**Given request**.
Reproduce exactly the lines of the material beneath, from the line that contains "The picture is" to the line that contains "from bokeh.resources import INLINE", both included, and no other lines.

**Dataset rows**.
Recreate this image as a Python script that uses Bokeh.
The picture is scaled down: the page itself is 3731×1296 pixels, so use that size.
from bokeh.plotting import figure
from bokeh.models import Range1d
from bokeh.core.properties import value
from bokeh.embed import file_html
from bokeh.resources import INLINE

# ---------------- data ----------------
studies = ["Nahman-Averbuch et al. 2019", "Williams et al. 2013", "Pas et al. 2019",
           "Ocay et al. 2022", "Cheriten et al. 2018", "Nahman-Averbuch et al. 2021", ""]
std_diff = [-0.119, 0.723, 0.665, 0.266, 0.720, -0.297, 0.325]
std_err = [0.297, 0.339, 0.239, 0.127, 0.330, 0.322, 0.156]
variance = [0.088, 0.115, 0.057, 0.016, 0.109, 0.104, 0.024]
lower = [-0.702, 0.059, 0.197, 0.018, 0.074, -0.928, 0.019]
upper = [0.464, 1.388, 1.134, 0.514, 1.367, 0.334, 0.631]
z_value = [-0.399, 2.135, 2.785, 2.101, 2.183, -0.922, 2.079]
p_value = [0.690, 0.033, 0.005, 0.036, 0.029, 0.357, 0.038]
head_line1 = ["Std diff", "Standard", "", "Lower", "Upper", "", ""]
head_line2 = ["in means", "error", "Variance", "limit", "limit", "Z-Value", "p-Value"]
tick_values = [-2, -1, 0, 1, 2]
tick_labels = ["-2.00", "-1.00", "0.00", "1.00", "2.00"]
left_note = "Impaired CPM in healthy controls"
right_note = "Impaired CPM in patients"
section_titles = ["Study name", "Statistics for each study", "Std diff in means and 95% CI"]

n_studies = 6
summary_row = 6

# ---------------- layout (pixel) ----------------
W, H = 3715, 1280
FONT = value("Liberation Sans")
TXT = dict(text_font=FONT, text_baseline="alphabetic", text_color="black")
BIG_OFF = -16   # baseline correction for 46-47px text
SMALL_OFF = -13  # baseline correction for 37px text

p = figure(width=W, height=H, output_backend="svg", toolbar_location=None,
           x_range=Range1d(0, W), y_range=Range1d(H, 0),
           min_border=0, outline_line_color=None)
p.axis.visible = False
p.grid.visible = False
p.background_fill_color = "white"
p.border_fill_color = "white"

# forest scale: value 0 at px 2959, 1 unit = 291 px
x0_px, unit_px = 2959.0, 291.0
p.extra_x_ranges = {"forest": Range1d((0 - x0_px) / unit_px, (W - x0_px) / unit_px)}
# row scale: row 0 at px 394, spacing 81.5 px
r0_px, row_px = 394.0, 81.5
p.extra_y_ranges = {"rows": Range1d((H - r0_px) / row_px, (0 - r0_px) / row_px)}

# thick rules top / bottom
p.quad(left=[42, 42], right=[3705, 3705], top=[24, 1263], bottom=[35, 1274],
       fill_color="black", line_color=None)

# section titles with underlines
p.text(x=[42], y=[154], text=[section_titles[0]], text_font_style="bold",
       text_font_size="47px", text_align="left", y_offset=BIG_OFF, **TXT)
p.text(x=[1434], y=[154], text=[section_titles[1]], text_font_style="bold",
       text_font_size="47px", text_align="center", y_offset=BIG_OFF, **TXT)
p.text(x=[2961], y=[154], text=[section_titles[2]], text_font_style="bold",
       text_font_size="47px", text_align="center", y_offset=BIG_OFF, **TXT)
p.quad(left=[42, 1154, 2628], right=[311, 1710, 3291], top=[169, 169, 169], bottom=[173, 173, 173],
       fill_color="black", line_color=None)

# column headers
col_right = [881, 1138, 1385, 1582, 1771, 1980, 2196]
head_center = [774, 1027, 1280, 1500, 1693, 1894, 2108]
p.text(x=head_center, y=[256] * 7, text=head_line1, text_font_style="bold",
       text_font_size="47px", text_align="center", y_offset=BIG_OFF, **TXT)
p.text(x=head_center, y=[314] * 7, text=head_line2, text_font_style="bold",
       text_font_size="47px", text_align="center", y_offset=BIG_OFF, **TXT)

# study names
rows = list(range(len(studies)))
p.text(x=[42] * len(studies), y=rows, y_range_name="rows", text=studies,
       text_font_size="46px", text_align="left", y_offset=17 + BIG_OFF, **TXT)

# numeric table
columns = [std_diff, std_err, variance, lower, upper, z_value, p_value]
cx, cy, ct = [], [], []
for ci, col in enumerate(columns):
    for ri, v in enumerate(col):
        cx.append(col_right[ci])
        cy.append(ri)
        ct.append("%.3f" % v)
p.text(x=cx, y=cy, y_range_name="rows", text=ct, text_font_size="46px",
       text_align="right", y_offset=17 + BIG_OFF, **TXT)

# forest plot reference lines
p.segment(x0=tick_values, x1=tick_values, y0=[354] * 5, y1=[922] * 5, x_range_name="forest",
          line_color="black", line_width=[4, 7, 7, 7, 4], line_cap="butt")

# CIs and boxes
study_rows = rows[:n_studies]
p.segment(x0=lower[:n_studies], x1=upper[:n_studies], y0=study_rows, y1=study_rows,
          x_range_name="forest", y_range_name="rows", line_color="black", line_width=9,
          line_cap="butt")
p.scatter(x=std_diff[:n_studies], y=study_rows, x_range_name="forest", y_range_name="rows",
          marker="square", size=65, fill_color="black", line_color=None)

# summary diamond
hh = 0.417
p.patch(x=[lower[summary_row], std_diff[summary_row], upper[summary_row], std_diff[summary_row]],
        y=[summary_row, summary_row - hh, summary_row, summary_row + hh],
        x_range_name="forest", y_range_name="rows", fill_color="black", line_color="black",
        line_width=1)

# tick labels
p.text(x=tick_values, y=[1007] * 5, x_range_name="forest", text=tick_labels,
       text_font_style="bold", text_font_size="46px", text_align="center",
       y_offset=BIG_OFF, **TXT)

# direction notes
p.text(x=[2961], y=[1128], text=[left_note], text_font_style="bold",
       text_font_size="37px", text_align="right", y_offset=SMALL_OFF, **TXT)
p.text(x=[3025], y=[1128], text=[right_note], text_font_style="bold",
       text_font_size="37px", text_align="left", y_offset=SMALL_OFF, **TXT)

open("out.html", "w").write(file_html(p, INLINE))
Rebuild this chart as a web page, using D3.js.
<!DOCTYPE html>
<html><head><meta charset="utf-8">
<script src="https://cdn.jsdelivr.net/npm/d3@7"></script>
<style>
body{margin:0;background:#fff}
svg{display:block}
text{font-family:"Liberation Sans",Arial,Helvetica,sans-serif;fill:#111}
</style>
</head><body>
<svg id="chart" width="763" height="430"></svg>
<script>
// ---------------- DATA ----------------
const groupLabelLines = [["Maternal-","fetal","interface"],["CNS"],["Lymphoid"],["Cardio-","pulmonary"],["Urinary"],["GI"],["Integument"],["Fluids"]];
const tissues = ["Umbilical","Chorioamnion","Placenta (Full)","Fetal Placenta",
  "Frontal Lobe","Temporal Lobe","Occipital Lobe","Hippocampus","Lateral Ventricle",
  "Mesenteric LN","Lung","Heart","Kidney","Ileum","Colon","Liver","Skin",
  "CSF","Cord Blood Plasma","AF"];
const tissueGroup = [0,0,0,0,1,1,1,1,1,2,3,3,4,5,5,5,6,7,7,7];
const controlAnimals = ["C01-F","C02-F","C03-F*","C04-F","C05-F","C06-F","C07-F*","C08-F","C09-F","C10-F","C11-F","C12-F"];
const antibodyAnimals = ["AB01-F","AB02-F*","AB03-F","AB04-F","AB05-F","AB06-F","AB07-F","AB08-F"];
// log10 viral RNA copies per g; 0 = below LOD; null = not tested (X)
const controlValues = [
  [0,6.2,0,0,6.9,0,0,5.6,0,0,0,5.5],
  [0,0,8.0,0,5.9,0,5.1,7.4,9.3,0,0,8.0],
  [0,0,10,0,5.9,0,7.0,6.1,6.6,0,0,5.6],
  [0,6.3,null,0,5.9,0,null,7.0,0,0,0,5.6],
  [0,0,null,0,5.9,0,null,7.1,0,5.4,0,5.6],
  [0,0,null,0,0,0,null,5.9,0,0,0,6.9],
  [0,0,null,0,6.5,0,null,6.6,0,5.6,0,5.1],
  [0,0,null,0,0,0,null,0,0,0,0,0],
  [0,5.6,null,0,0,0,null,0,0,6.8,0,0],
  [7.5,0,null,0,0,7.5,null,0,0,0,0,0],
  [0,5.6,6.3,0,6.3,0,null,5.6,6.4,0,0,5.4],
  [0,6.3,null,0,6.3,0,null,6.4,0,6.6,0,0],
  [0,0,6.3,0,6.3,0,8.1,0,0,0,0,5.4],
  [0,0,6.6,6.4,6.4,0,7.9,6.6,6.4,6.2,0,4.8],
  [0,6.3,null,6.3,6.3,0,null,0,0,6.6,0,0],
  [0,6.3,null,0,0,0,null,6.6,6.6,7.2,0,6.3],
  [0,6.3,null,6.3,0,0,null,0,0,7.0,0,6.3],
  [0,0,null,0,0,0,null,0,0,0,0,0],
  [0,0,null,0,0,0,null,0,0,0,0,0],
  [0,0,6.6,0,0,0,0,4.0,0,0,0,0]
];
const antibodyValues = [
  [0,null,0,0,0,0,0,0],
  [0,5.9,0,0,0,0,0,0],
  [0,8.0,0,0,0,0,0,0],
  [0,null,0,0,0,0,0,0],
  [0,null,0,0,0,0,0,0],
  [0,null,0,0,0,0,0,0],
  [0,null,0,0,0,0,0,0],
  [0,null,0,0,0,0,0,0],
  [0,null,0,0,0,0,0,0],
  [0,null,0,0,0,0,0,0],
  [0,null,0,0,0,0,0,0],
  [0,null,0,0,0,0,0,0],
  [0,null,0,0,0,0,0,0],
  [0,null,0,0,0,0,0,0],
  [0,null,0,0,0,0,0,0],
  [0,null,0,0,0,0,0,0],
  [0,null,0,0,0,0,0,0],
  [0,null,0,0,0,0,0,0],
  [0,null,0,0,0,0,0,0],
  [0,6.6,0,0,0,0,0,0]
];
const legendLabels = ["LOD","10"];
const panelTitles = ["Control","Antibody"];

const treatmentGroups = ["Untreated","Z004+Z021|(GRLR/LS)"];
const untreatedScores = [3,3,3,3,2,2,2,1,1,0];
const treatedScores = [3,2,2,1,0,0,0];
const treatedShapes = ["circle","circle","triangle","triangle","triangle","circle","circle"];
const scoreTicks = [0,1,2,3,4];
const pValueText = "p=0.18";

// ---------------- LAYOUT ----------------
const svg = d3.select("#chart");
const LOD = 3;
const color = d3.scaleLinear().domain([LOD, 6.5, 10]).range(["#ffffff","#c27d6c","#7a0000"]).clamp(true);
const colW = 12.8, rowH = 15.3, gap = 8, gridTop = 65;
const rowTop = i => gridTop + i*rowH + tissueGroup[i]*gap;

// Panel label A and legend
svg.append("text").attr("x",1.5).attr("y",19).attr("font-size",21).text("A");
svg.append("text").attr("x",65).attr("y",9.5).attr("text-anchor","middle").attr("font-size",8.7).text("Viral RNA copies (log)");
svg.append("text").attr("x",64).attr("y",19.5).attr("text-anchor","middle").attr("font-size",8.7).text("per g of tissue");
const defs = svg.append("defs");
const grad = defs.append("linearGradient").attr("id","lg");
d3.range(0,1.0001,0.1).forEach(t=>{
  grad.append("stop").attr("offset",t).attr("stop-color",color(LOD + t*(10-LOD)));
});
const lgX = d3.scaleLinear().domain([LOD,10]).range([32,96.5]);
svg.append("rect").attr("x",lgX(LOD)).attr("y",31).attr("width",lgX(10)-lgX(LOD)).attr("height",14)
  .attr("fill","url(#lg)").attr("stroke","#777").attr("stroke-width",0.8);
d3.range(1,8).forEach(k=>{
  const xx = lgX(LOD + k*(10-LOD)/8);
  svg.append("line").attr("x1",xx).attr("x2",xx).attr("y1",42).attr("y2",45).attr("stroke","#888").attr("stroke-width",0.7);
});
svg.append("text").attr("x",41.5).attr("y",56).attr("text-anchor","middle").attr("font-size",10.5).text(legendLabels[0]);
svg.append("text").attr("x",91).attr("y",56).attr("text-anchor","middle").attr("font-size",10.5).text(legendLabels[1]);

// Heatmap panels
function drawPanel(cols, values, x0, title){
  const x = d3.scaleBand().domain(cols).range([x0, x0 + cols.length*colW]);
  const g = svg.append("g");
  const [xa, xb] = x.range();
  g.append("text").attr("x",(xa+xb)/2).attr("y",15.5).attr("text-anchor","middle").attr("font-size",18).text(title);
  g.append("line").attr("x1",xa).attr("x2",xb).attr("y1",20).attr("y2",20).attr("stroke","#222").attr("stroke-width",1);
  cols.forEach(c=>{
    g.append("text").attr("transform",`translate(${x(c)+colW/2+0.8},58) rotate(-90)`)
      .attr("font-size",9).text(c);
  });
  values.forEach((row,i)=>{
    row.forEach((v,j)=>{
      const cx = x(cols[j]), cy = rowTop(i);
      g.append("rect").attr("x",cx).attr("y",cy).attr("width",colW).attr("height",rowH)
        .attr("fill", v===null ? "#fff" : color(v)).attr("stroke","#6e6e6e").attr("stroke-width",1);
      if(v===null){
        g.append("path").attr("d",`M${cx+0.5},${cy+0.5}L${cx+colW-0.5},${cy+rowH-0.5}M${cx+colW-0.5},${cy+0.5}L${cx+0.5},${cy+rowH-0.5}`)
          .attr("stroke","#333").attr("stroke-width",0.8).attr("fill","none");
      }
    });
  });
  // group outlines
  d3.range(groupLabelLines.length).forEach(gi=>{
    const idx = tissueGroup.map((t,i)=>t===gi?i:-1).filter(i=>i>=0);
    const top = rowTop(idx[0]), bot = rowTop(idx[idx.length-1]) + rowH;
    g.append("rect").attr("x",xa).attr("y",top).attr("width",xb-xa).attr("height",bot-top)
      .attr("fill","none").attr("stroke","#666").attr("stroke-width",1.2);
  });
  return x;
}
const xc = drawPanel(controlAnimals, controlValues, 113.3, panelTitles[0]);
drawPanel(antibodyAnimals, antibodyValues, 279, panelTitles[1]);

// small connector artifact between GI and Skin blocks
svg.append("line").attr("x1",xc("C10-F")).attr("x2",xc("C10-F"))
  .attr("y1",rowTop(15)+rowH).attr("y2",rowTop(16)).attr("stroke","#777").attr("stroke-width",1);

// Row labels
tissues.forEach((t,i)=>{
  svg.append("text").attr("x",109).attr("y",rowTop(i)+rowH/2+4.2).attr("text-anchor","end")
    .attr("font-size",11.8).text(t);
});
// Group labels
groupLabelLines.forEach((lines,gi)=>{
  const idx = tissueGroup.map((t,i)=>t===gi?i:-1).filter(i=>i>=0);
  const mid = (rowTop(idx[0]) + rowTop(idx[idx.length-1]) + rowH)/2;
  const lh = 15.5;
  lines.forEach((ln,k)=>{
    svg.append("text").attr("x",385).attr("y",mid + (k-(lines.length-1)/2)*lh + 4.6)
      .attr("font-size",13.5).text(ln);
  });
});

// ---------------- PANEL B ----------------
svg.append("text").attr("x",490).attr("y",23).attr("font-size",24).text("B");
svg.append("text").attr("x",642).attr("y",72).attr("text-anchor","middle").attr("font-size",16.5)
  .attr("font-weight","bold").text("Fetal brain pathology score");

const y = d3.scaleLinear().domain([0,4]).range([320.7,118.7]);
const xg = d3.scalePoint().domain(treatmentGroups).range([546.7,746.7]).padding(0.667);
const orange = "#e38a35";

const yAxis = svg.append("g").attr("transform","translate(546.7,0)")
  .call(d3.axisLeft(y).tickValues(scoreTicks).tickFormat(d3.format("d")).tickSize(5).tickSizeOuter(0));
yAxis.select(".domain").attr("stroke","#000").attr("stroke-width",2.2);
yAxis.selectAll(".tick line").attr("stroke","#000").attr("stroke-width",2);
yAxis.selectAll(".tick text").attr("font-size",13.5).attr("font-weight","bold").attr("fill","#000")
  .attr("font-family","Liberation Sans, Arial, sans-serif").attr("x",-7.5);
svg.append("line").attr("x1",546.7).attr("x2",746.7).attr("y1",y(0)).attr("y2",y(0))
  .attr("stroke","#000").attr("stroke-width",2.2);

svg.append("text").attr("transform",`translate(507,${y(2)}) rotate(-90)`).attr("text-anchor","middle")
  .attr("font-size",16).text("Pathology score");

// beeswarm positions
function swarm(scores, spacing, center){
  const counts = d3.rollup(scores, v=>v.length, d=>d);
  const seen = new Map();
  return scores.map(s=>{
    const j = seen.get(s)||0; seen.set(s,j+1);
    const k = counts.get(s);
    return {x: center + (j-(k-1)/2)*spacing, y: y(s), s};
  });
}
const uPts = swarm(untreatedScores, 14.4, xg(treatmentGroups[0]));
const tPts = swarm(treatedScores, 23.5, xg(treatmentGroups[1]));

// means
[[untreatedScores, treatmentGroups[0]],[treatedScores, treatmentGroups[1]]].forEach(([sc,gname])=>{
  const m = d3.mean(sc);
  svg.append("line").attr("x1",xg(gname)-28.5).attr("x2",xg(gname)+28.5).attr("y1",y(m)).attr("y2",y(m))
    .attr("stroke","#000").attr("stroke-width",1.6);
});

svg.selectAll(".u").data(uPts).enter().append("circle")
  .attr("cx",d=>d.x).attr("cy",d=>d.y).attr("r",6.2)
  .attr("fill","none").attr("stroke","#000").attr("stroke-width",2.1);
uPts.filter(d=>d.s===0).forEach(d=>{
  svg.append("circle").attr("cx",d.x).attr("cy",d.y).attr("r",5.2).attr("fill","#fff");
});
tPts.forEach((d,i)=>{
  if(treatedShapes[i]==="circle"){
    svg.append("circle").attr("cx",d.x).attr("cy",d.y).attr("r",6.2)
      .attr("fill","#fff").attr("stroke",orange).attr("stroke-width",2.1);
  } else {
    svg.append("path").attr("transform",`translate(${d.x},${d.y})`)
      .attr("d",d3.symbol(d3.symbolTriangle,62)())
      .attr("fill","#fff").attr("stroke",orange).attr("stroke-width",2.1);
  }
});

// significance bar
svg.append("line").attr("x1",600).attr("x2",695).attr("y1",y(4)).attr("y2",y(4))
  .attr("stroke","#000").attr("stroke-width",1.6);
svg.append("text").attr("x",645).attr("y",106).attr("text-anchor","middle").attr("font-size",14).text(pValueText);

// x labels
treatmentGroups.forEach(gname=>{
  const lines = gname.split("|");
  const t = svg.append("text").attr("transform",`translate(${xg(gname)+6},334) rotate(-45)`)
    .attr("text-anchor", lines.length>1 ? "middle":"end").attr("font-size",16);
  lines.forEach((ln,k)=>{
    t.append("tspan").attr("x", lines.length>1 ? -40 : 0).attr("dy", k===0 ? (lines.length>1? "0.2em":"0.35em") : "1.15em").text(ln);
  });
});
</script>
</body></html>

**Exercise response**.
The picture is scaled down: the page itself is 3731×1296 pixels, so use that size.
from bokeh.plotting import figure
from bokeh.models import Range1d
from bokeh.core.properties import value
from bokeh.embed import file_html
from bokeh.resources import INLINE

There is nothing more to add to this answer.